DHT went from 25 years for depreciation of its vessels to 20 years as an accounting measure and economical life expectancy of its vessels in the current market as stated in the earning release. If the markets recover and the vessels remain significant to the fleet, DHT may return to the 25-year depreciation accounting measures. The tanker market has not seen much scrapping of vessels, which translates to an excess amount of tankers on the current market. DHT does not expect an early rebound this year and expects a continued tough market and cyclical summer drops to impact conditions as well as economic issues in China.
There were not a lot of calls during the earning conference and DHT did not go into specifics; it has not been in negotiations with OSG and stated it has not discussed any current contracts for revision with OSG. I believe DHT is waiting to see what is going to happen before it can react both in terms of fiscal measures and in terms of arrangements with its vessels.
An audio replay of the conference call will be available through October 31, 2012 (to access the replay, dial 1 347 366 9565 within the United States or +44 203 427 0598 for international callers and enter 8144064# as the passcode). You may also access the call from the DHT Holdings website here.
Currently, I am still holding onto my shares of DHT, but I would not recommend purchasing shares at this time.
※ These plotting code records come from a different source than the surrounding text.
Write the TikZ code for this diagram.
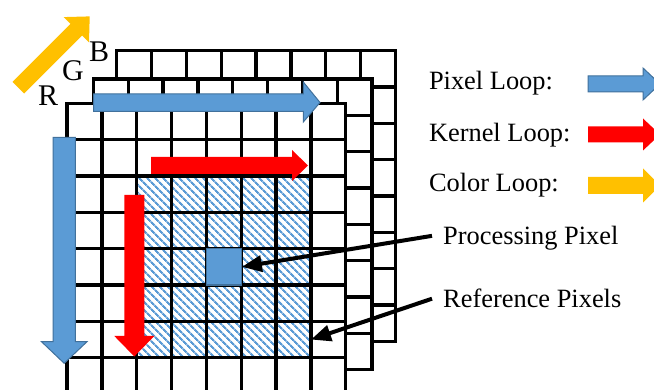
\documentclass[tikz,border=0pt]{standalone}
\usepackage{fontspec}
\setmainfont{Liberation Serif}
\usepackage{xcolor}
\usepackage{tikz}
\usetikzlibrary{arrows.meta,patterns.meta}
\definecolor{pixblue}{HTML}{5B9BD5}
\definecolor{pixedge}{HTML}{41719C}
\definecolor{kernred}{HTML}{FF0000}
\definecolor{coloryel}{HTML}{FFC000}
\newcommand{\cellw}{34.85}
\newcommand{\cellh}{36.35}
\tikzset{
  gridln/.style={line width=3.3pt, line cap=rect},
  kernhatch/.style={pattern={Lines[angle=-45,distance=5.4pt,line width=2.2pt]}, pattern color=pixblue},
  pixbox/.style={draw=pixedge, fill=pixblue, line width=1.2pt, minimum width=\cellw pt, minimum height=\cellh pt, inner sep=0pt},
  bluearr/.style={fill=pixblue, draw=pixedge, line width=1pt},
  redarr/.style={fill=kernred},
  yelarr/.style={fill=coloryel},
  ptr/.style={-{Triangle[length=20pt,width=16pt]}, line width=4pt},
  lbl/.style={font=\fontsize{26.4}{30}\selectfont, inner sep=0pt, anchor=base west},
  chan/.style={font=\fontsize{30}{34}\selectfont, inner sep=0pt, anchor=base west},
  note/.style={lbl, inner xsep=11pt, text depth=0pt},
}
\begin{document}
\begin{tikzpicture}[x=1pt,y=-1pt]
  \useasboundingbox[fill=white] (0,0) rectangle (654,390);
  \clip (0,0) rectangle (654,390);
  % back layers (B, G)
  \foreach \ox/\oy in {116.7/50.7, 93.3/79} {
    \fill[white] (\ox,\oy) rectangle ++(8*\cellw,8*\cellh);
    \foreach \k in {0,...,8} {
      \draw[gridln] ({\ox+\k*\cellw},\oy) -- ++(0,8*\cellh);
      \draw[gridln] (\ox,{\oy+\k*\cellh}) -- ++(8*\cellw,0);
    }
  }
  % front layer (R) with the kernel window
  \fill[white] (67,103.3) rectangle ++(8*\cellw,8*\cellh);
  \fill[kernhatch] ({67+2*\cellw},{103.3+2*\cellh}) rectangle ++(5*\cellw,5*\cellh);
  \foreach \k in {0,...,8} {
    \draw[gridln] ({67+\k*\cellw},103.3) -- ++(0,8*\cellh);
    \draw[gridln] (67,{103.3+\k*\cellh}) -- ++(8*\cellw,0);
  }
  \node[pixbox] (pp) at ({67+4.5*\cellw},{103.3+4.5*\cellh}) {};
  \coordinate (rp) at ({67+7*\cellw},{103.3+6.5*\cellh});

  % loop arrows
  \filldraw[bluearr] (93.5,94) -- (303.3,94) -- (303.3,82) -- (320,102.5) -- (303.3,122) -- (303.3,111.5) -- (93.5,111.5) -- cycle;
  \filldraw[bluearr] (53,137.3) -- (75.3,137.3) -- (75.3,341.7) -- (87,341.7) -- (64.2,363.3) -- (41.5,341.7) -- (53,341.7) -- cycle;
  \fill[redarr] (151,157) -- (292,157) -- (292,150) -- (308,165.5) -- (292,181) -- (292,174) -- (151,174) -- cycle;
  \fill[redarr] (124.3,195) -- (144.3,195) -- (144.3,336) -- (154.3,336) -- (134.3,356.5) -- (114.3,336) -- (124.3,336) -- cycle;
  \fill[yelarr] (12.5,82) -- (70.5,24) -- (63.6,17.1) -- (89.7,16.4) -- (89,42.5) -- (82.1,35.6) -- (24.1,93.6) -- cycle;

  \node[chan] (chb) at (88.8,61.5) {B};
  \node[chan] (chg) at (61.8,80.5) {G};
  \node[chan] (chr) at (37.8,105.5) {R};

  % legend
  \node[lbl] (lpix) at (428.8,90) {Pixel Loop:};
  \node[lbl] (lker) at (428.8,141.7) {Kernel Loop:};
  \node[lbl] (lcol) at (428.8,191.5) {Color Loop:};
  \filldraw[bluearr] (588,76) -- (643,76) -- (643,68) -- (660,84) -- (643,100) -- (643,92) -- (588,92) -- cycle;
  \fill[redarr] (588,126.5) -- (643,126.5) -- (643,118.5) -- (660,134.5) -- (643,150.5) -- (643,142.5) -- (588,142.5) -- cycle;
  \fill[yelarr] (588,177) -- (643,177) -- (643,168.5) -- (660,185.5) -- (643,202.5) -- (643,194) -- (588,194) -- cycle;

  \node[note] (lpp) at (432,245) {Processing Pixel};
  \node[note] (lrp) at (432,308) {Reference Pixels};
  \draw[ptr] (lpp.west) -- (pp.east);
  \draw[ptr] (lrp.west) -- (rp);
\end{tikzpicture}
\end{document}
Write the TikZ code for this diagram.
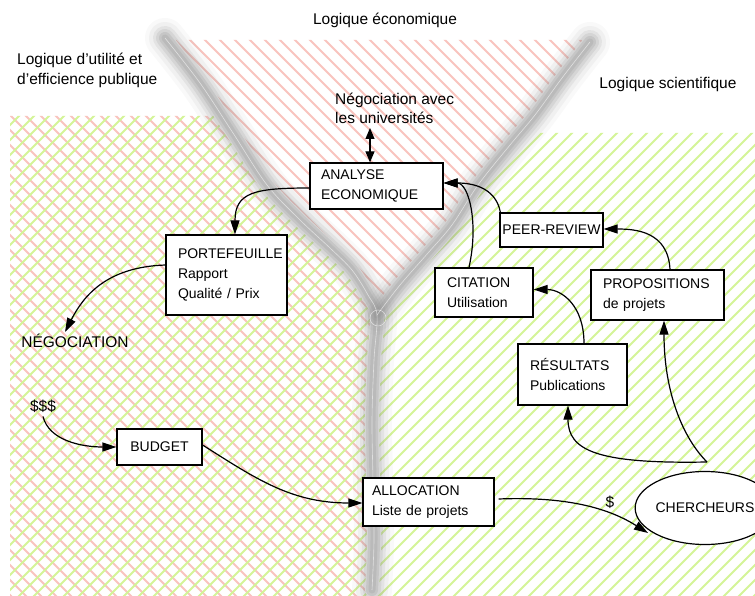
\documentclass[tikz,border=0pt]{standalone}
\usepackage{fontspec}
\setmainfont{Liberation Sans}
\usetikzlibrary{arrows.meta,shapes.geometric,calc}
\definecolor{hred}{RGB}{249,196,190}
\definecolor{hgreen}{RGB}{212,244,152}
\newcommand\boxfont{\fontsize{14}{20}\selectfont}
\newcommand\lblfont{\fontsize{15.5}{19.5}\selectfont}
\newcommand\riverpaths[1]{%
  \draw[#1] plot[smooth, tension=0.55] coordinates {(165,38) (200,83) (233,133) (267,185) (300,220) (330,248) (352,270) (368,295) (377,315) (374,360) (372,420) (373,480) (374,540) (372,590)};
  \draw[#1] plot[smooth, tension=0.55] coordinates {(590,42) (562,78) (535,115) (510,145) (478,185) (452,225) (428,253) (400,285) (377,315)};
}
\begin{document}
\begin{tikzpicture}[x=1pt,y=-1pt,
  box/.style={draw, line width=1.2pt, fill=white, font=\boxfont, inner ysep=2pt},
  lbl/.style={font=\lblfont, inner sep=2pt},
  arr/.style={line width=1.2pt, -{Triangle[length=14pt,width=9pt]}},
  hatchR/.style={hred, line width=2.1pt},
  hatchG/.style={hgreen, line width=2.1pt}]
\useasboundingbox (0,0) rectangle (755,596);
\fill[white] (0,0) rectangle (755,596);

% red hatching (economic logic)
\begin{scope}
\clip (10,596) -- (10,116) -- (222,116) -- (200,83) -- (170,40) -- (590,40) -- (562,78) -- (535,115) -- (510,145) -- (478,185) -- (452,225) -- (428,253) -- (400,285) -- (377,315) -- (374,360) -- (372,420) -- (373,480) -- (374,540) -- (372,596) -- cycle;
\foreach \k in {-600,-585,...,780} {\draw[hatchR] (\k,0) -- (\k+620,620);}
\end{scope}
% green hatching (scientific logic)
\begin{scope}
\clip (10,596) -- (10,116) -- (222,116) -- (233,133) -- (267,185) -- (300,220) -- (330,248) -- (352,270) -- (368,295) -- (377,315) -- (400,285) -- (428,253) -- (452,225) -- (478,185) -- (510,145) -- (521,133) -- (755,133) -- (755,596) -- cycle;
\foreach \k in {0,15,...,1410} {\draw[hatchG] (\k,0) -- (\k-620,620);}
\end{scope}

% river
\riverpaths{white, line width=14pt, line cap=round, line join=round}
\foreach \w/\o in {40/0.05,32/0.08,24/0.12,18/0.16,12/0.2,7/0.2} {\riverpaths{black!45, line width=\w pt, opacity=\o, line cap=round, line join=round}}
\riverpaths{white, line width=0.6pt, opacity=0.55}
\draw[white, line width=0.6pt, opacity=0.55] (378,318) circle[radius=8pt];

% free labels
\node[lbl] (leco) at (385,20) {Logique économique};
\node[lbl, anchor=west, align=left] (lutil) at (15,70.5) {Logique d'utilité et\\d'efficience publique};
\node[lbl] (lsci) at (668,84) {Logique scientifique};
\node[lbl, anchor=west, align=left] (nego) at (333,108.5) {Négociation avec\\les universités};
\node[lbl] (negoc) at (75,341) {NÉGOCIATION};
\node[lbl] (dollars) at (43,406) {\$\$\$};
\node[lbl] (dollar) at (610,502) {\$};

% boxes
\node[box, minimum width=133, minimum height=46, inner xsep=11pt, text width=111pt, align=left] (ana) at (376.5,186) {ANALYSE\\ECONOMIQUE};
\node[box, minimum width=121, minimum height=80, inner xsep=12pt, text width=97pt, align=left] (port) at (226.5,275) {PORTEFEUILLE\\Rapport\\Qualité / Prix};
\node[box, minimum width=85, minimum height=36, inner xsep=2pt, align=center] (budget) at (159.5,447) {BUDGET};
\node[box, minimum width=131, minimum height=48, inner xsep=9pt, text width=113pt, align=left] (alloc) at (428.5,502) {ALLOCATION\\Liste de projets};
\node[box, minimum width=109, minimum height=61, inner xsep=12pt, text width=85pt, align=left] (res) at (572.5,374.5) {RÉSULTATS\\Publications};
\node[box, minimum width=98, minimum height=49, inner xsep=12pt, text width=74pt, align=left] (cit) at (484,292.5) {CITATION\\Utilisation};
\node[box, minimum width=133, minimum height=50, inner xsep=12pt, text width=109pt, align=left] (prop) at (657.5,295) {PROPOSITIONS\\de projets};
\node[box, minimum width=103, minimum height=34, inner xsep=1pt, align=center] (peer) at (551.5,230) {PEER-REVIEW};
\node[box, ellipse, minimum width=126, minimum height=73, inner sep=0pt] (cher) at (705,508) {CHERCHEURS};

% connectors
\coordinate (na) at (370,128);
\coordinate (split) at ($(cher.center)+(2,-46)$);
\coordinate (chin) at ($(cher.center)+(-57,25)$);
\draw[line width=1.2pt, {Triangle[length=11pt,width=9pt]}-{Triangle[length=11pt,width=9pt]}] (na) -- (na |- ana.north);
\draw[arr] ($(ana.west)+(0,2)$) .. controls +(-55,0) and +(0,-42) .. ($(port.north)+(8.5,0)$);
\draw[arr] ($(port.west)+(0,-10)$) .. controls +(-60,2) and +(18,-35) .. ($(negoc.north)+(-10,0)$);
\draw[arr] ($(dollars.south)+(0,2)$) .. controls +(6,24) and +(-35,0) .. (budget.west);
\draw[arr] ($(budget.east)+(0,-2)$) .. controls +(55,35) and +(-70,0) .. ($(alloc.west)+(0,1)$);
\draw[arr] ($(alloc.east)+(4,-3)$) .. controls +(75,-3) and +(-35,-22) .. (chin);
\draw[arr] (split) .. controls +(-110,2) and +(0,45) .. ($(res.south)+(-4.5,0)$);
\draw[arr] (split) .. controls +(-25,-25) and +(0,70) .. ($(prop.south)+(6.5,0)$);
\draw[arr] ($(res.north)+(11.5,0)$) .. controls +(0,-38) and +(28,0) .. ($(cit.east)+(0,-3)$);
\draw[arr] ($(cit.north)+(-15,0)$) .. controls +(10,-45) and +(25,0) .. ($(ana.east)+(0,-3)$);
\draw[arr] ($(peer.north west)+(1,0)$) .. controls +(-5,-27) and +(25,0) .. ($(ana.east)+(0,-3)$);
\draw[arr] ($(prop.north)+(12.5,0)$) .. controls +(-2,-38) and +(32,0) .. ($(peer.east)+(0,-1)$);
\end{tikzpicture}
\end{document}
If you are holding for the dividend yield then you must figure DHT will keep its payout ratio low until conditions change. Currently, if you had a quarterly dividend of $0.02 then the yield for the year would be (div $0.02 x 4 quarters /price) or 1.6%. A big difference for the risk involved compared with the dividend prior to this quarter. The OSG issue needs to be resolved and the market conditions must change for the tanker industry. Investors need to do their own homework and determine if it is best to continue to hold, sell or even take the risk and buy.
Disclosure: I am long DHT. I wrote this article myself, and it expresses my own opinions. I am not receiving compensation for it (other than from Seeking Alpha). I have no business relationship with any company whose stock is mentioned in this article.